Gênant mais logique, si on place en perspective l'écrasante majorité des courts métrages et vidéoclips
désespérément dépourvus de cinéma qui inondent les canaux de diffusion.
Passe encore un tel manquement au Futuroscope ou à DisneyLand, mais au cœur même d'un lieu qui se dit "référent" en matière d'arts graphiques, c'est moins excusable.

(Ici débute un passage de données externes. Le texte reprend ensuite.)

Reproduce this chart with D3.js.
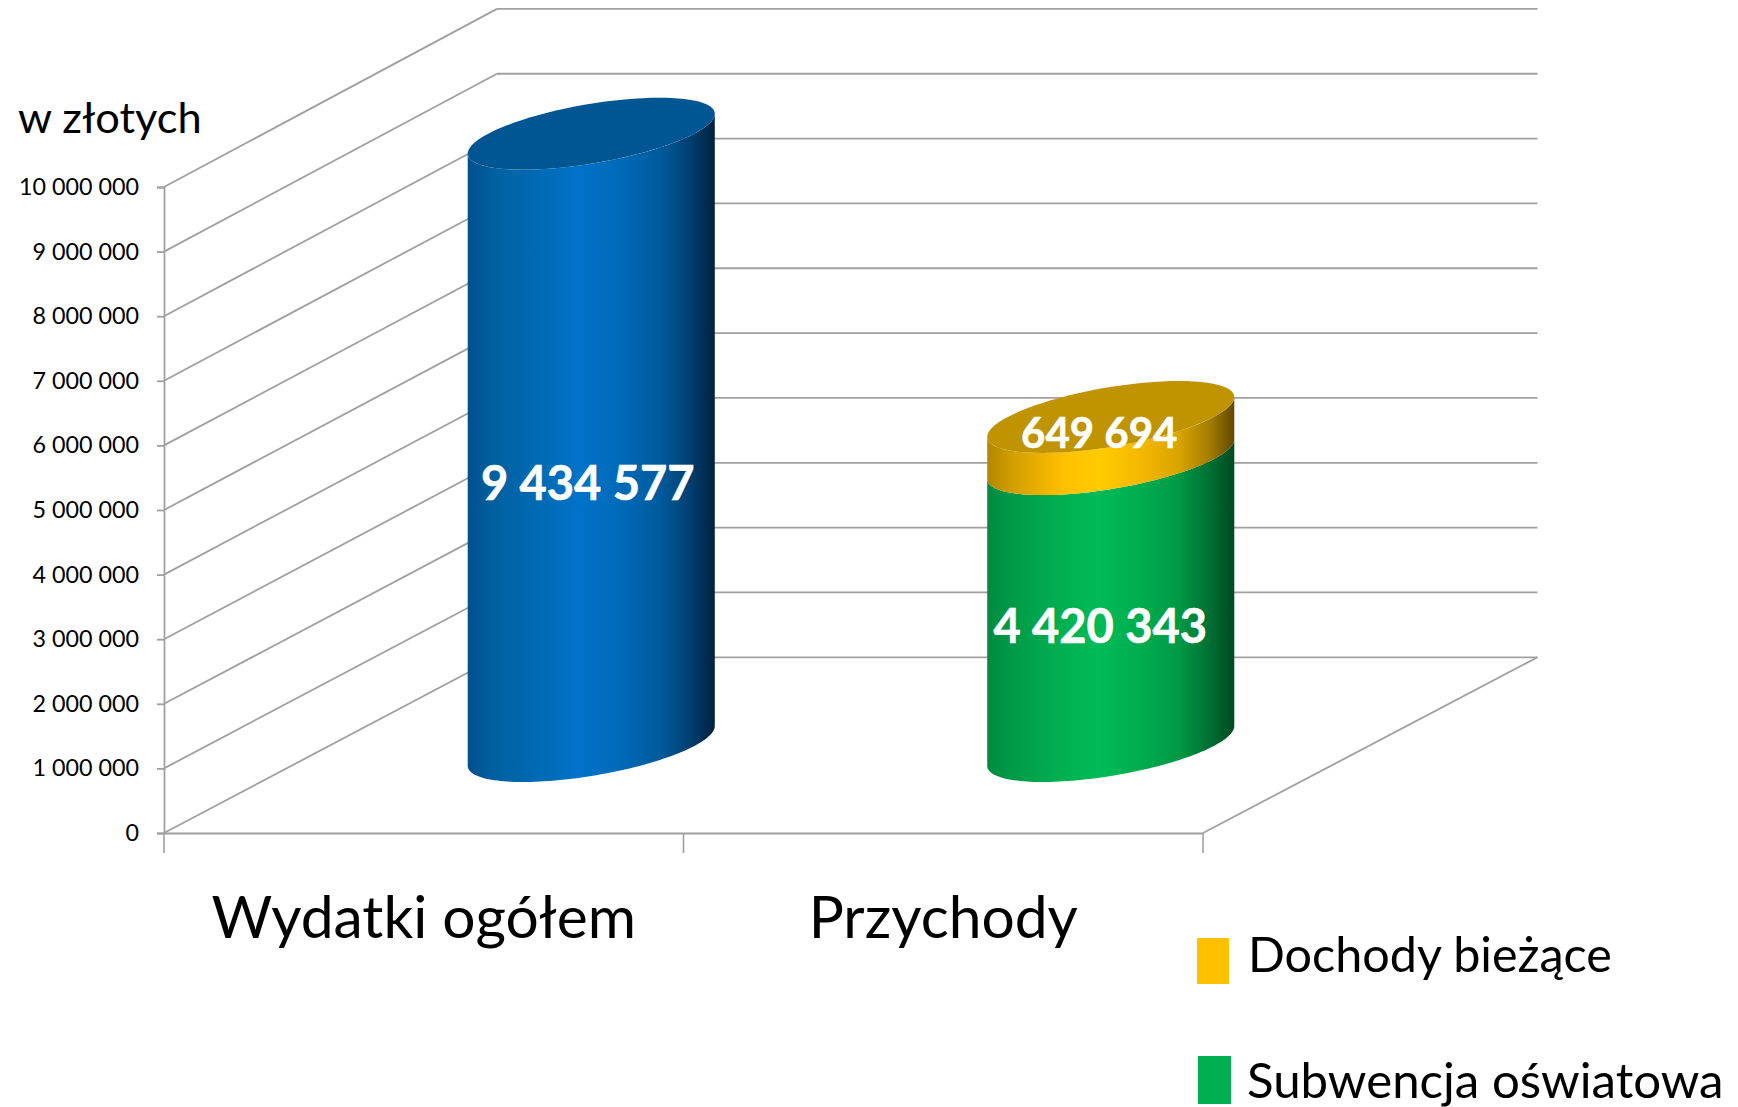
<!DOCTYPE html>
<html><head><meta charset="utf-8">
<script src="https://cdnjs.cloudflare.com/ajax/libs/d3/7.8.5/d3.min.js"></script>
<style>html,body{margin:0;padding:0;background:#fff}svg{display:block}text{font-family:Lato,"Open Sans",sans-serif}</style>
</head><body><svg id="c" width="1738" height="1107"></svg>
<script>
const categories = ["Wydatki ogółem", "Przychody"];
const wydatki = [9434577, 0];
const subwencja = [0, 4420343];
const dochody = [0, 649694];
const yTicks = [0,1e6,2e6,3e6,4e6,5e6,6e6,7e6,8e6,9e6,1e7];
const legendNames = ["Dochody bieżące", "Subwencja oświatowa"];

const svg = d3.select("#c");
const fmt = d3.formatLocale({decimal:",",thousands:"\u00a0",grouping:[3],currency:["","" ]}).format(",d");
const GRID = "#a0a0a0";

const x = d3.scaleBand().domain(categories).range([164,1203]);
const yFront = d3.scaleLinear().domain([0,1e7]).range([833,187]);
const yBack  = d3.scaleLinear().domain([0,1e7]).range([657.3,8.9]);
const DX = 333.5;
const xBack = 497;
// cylinders stand half-way into the floor depth
const yCyl = d3.scaleLinear().domain([0,1e7]).range([746,97]);

const defs = svg.append("defs");
function grad(id, stops){
  const g = defs.append("linearGradient").attr("id",id).attr("x1",0).attr("x2",1).attr("y1",0).attr("y2",0);
  stops.forEach(([o,c])=>g.append("stop").attr("offset",o).attr("stop-color",c));
}
grad("gBlue",[[0,"#00508c"],[.1,"#00609f"],[.3,"#006bb6"],[.45,"#0072c8"],[.62,"#006ab8"],[.78,"#005a9c"],[.9,"#003f70"],[1,"#00203f"]]);
grad("gGreen",[[0,"#008a40"],[.1,"#009a48"],[.3,"#00b050"],[.45,"#00bb58"],[.62,"#00ad4e"],[.78,"#009845"],[.9,"#006f33"],[1,"#004a20"]]);
grad("gYellow",[[0,"#b28700"],[.1,"#d09e00"],[.3,"#ffbf00"],[.45,"#ffcc00"],[.62,"#f5b800"],[.78,"#d9a300"],[.9,"#a37c00"],[1,"#604800"]]);

// walls
const grid = svg.append("g").attr("fill","none").attr("stroke",GRID).attr("stroke-width",1.8);
yTicks.forEach(t=>{
  grid.append("line").attr("x1",164).attr("y1",yFront(t)).attr("x2",xBack).attr("y2",yBack(t));
  grid.append("line").attr("x1",xBack).attr("y1",yBack(t)).attr("x2",xBack+1040.5).attr("y2",yBack(t));
});
grid.append("line").attr("x1",1203).attr("y1",yFront(0)).attr("x2",xBack+1040.5).attr("y2",yBack(0));

// y axis
const yAxis = d3.axisLeft(yFront).tickValues(yTicks).tickFormat(fmt).tickSize(7).tickPadding(18);
const ya = svg.append("g").attr("transform","translate(164,0)").call(yAxis);
ya.select(".domain").attr("stroke",GRID).attr("stroke-width",1.8);
ya.selectAll(".tick line").attr("stroke",GRID).attr("stroke-width",1.8);
ya.selectAll("text").attr("font-size",23.3).attr("fill","#000").style("font-family","Lato");

// x axis
const xa = svg.append("g").attr("transform",`translate(0,${yFront(0)})`)
  .call(d3.axisBottom(x).tickSize(0).tickPadding(63));
xa.select(".domain").attr("stroke",GRID).attr("stroke-width",2.2);
xa.selectAll("text").attr("font-size",58.7).attr("fill","#000").style("font-family","Lato");
const sep = [164,683.5,1203];
sep.forEach(v=>xa.append("line").attr("x1",v).attr("x2",v).attr("y1",0).attr("y2",20).attr("stroke",GRID).attr("stroke-width",1.6));

// cylinders
const A = 103, VX = 68.2, VY = 36;
const T0 = Math.atan2(VX, A);
const pt = (cx,cy,t)=>[cx + A*Math.cos(t) + VX*Math.sin(t), cy - VY*Math.sin(t)];
const line = d3.line();
const N = 80;
const front = d3.range(N+1).map(i=>T0 - Math.PI*i/N);
const full = d3.range(N+1).map(i=>2*Math.PI*i/N);
function body(cx,v0,v1,fill){
  const lo = front.map(t=>pt(cx,yCyl(v0),t));
  const hi = front.slice().reverse().map(t=>pt(cx,yCyl(v1),t));
  svg.append("path").attr("d",line(lo.concat(hi))+"Z").attr("fill",`url(#${fill})`);
}
function cap(cx,v,fill){
  svg.append("path").attr("d",line(full.map(t=>pt(cx,yCyl(v),t)))+"Z").attr("fill",fill);
}
const cxOf = c => x(c)+x.bandwidth()/2+167.5;

categories.forEach((c,i)=>{
  const cx = cxOf(c);
  if(wydatki[i]){ body(cx,0,wydatki[i],"gBlue"); cap(cx,wydatki[i],"#005693"); }
  if(subwencja[i]){
    body(cx,0,subwencja[i],"gGreen");
    body(cx,subwencja[i],subwencja[i]+dochody[i],"gYellow");
    cap(cx,subwencja[i]+dochody[i],"#c09400");
  }
});

// data labels
function lab(c,v,dx,yy,size){
  svg.append("text").attr("x",cxOf(c)+dx).attr("y",yy).attr("text-anchor","middle")
    .attr("font-size",size).attr("font-weight",700).attr("fill","#fff")
    .attr("stroke","#fff").attr("stroke-width",0.6).text(fmt(v));
}
lab(categories[0],wydatki[0],-3.5,500,47);
lab(categories[1],subwencja[1],-10.5,643,47);
lab(categories[1],dochody[1],-11.5,448,42);

// unit
svg.append("text").attr("x",18).attr("y",133).attr("font-size",43.4).attr("fill","#000").text("w złotych");

// legend
const legendColors = ["#ffc000","#00b050"];
const lg = [[1197,938,32,46,1248,972],[1198,1056,33,48,1247,1098]];
legendNames.forEach((n,i)=>{
  const [rx,ry,rw,rh,tx,ty]=lg[i];
  svg.append("rect").attr("x",rx).attr("y",ry).attr("width",rw).attr("height",rh).attr("fill",legendColors[i]);
  svg.append("text").attr("x",tx).attr("y",ty).attr("font-size",i?49.2:48.5).attr("fill","#000").text(n);
});
</script></body></html>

Conclusion un peu longue pour ceux qui peinent à lire plus de 140 caractères

Je ne peux pas terminer ce reportage en forme de billet d'humeur sans exprimer mon étonnement de la non-représentation de la création animée française contemporaine dans l'exposition "Motion Factory". Quelles que soient les raisons de cette lacune, et sans chauvinisme aucun cela va de soi, l'éclairage public et médiatique inespéré que constituait cette initiative parisienne et néanmoins cosmopolite aurait gagné à mettre en valeur la contribution nationale - plus qu'honorable - à cet "art à part entière". Car si on comprend parfaitement au sortir de cette déambulation que la pratique de l'image-par-image est à la portée de tous, qu'elle est accessoirement un vecteur pédagogique à forte valeur ajoutée, et que les jeunes créatifs de l'animation indépendante (lesquels ne sont donc pas français) vivent dans un monde de Bisounours, on n'en sait finalement pas beaucoup plus sur son patrimoine, sur ses ancrages culturels, sur ses relations d'interpénétration avec les autres formes d'art, sur l'état de ses expérimentations d'avant-garde, sur ses enjeux à court terme, voire sur son économie réelle, laquelle, loin d'être un sujet rédhibitoire, ne se résume heureusement pas au bricollage autodidacte ou à la commande formatée. Or c'est tout cela que le grand public, les média et les aspirants à cette discipline, venant prioritairement de l'hexagone, ont besoin de connaître pour cerner et comprendre la considérable importance, passée, présente et à venir, du cinéma d'animation dans la culture et l'économie mondialisées.